Charts and diagrams as code:

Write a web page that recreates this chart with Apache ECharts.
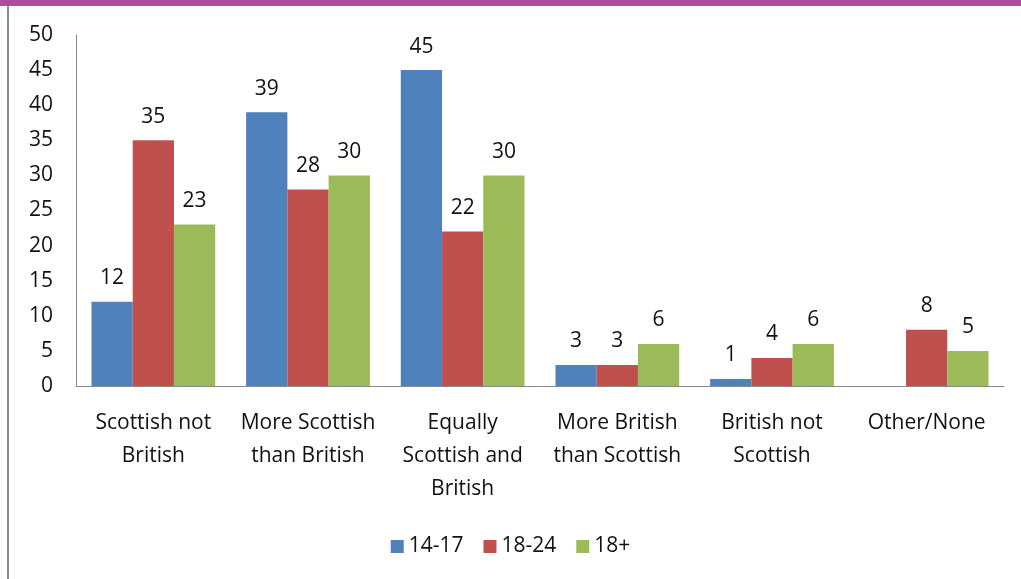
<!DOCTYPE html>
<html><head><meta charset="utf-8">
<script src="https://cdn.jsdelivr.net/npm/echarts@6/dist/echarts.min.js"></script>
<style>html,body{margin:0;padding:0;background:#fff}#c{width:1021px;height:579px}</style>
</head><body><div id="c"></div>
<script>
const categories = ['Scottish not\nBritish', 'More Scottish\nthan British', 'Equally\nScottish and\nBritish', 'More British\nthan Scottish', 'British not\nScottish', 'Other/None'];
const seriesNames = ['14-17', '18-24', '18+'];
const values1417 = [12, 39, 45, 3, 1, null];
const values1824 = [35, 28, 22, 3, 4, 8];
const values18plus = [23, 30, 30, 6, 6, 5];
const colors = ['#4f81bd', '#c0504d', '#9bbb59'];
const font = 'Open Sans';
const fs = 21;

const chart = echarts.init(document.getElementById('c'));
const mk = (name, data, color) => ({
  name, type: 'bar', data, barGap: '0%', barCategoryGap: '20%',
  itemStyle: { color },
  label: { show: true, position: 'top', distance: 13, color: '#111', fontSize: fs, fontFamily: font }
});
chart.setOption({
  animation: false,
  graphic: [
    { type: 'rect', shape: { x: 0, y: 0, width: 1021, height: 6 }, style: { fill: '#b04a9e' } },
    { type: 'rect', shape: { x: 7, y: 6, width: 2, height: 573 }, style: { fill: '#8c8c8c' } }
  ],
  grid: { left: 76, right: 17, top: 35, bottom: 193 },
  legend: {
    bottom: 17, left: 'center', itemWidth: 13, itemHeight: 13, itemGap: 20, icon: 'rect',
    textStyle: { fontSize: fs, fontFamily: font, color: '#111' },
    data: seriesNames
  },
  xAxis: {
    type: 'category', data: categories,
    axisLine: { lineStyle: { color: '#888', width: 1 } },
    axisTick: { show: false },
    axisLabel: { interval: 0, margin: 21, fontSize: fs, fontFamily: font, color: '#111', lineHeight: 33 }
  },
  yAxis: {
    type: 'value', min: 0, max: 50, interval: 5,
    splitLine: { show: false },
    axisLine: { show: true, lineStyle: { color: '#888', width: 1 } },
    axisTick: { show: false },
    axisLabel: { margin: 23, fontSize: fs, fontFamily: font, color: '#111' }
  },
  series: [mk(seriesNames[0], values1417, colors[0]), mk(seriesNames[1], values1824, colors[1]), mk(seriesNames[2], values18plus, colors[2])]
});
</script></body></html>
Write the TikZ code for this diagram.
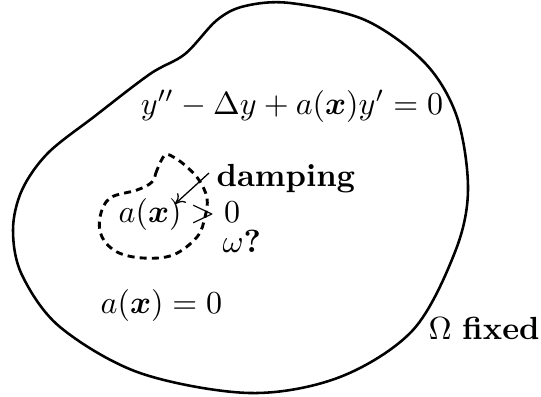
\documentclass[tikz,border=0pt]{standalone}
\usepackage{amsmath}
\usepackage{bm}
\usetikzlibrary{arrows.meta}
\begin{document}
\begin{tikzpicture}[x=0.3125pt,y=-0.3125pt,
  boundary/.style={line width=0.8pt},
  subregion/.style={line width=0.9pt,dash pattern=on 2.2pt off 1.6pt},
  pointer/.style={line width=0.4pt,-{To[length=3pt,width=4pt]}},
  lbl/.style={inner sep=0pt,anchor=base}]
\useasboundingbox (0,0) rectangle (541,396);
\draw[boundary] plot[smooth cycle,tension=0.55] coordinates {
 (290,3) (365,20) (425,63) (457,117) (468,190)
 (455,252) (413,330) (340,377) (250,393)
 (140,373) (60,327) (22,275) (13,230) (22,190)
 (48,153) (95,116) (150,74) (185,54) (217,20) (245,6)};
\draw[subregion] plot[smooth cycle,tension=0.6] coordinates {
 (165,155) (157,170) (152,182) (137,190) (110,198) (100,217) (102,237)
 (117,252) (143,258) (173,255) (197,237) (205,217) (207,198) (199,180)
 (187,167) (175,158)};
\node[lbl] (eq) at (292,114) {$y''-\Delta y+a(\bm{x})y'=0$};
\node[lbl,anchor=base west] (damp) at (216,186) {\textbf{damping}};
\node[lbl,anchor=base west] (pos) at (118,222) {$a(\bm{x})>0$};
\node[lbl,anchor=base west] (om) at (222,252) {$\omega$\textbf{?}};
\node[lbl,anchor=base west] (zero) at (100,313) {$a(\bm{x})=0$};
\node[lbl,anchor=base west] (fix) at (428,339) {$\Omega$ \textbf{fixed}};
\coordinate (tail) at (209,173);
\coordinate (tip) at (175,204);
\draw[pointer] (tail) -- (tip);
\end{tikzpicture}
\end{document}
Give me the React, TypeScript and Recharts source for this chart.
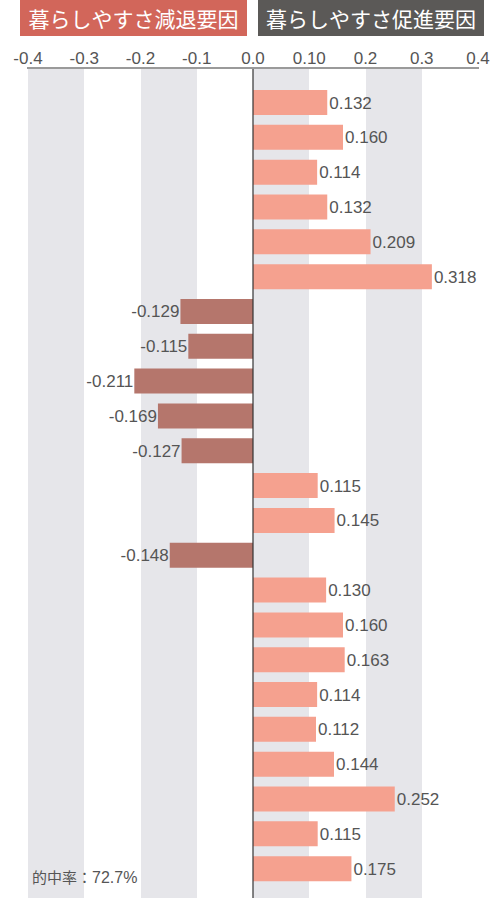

▶ [Work to complete] Up to and including the line that contains "const fs = 21;", print the records above exactly from their first line, without any pictures.

▶ [Response]
Write a web page that recreates this chart with Apache ECharts.
<!DOCTYPE html>
<html><head><meta charset="utf-8">
<script src="https://cdn.jsdelivr.net/npm/echarts@6/dist/echarts.min.js"></script>
<style>html,body{margin:0;padding:0;background:#fff}#c{width:1021px;height:579px}</style>
</head><body><div id="c"></div>
<script>
const categories = ['Scottish not\nBritish', 'More Scottish\nthan British', 'Equally\nScottish and\nBritish', 'More British\nthan Scottish', 'British not\nScottish', 'Other/None'];
const seriesNames = ['14-17', '18-24', '18+'];
const values1417 = [12, 39, 45, 3, 1, null];
const values1824 = [35, 28, 22, 3, 4, 8];
const values18plus = [23, 30, 30, 6, 6, 5];
const colors = ['#4f81bd', '#c0504d', '#9bbb59'];
const font = 'Open Sans';
const fs = 21;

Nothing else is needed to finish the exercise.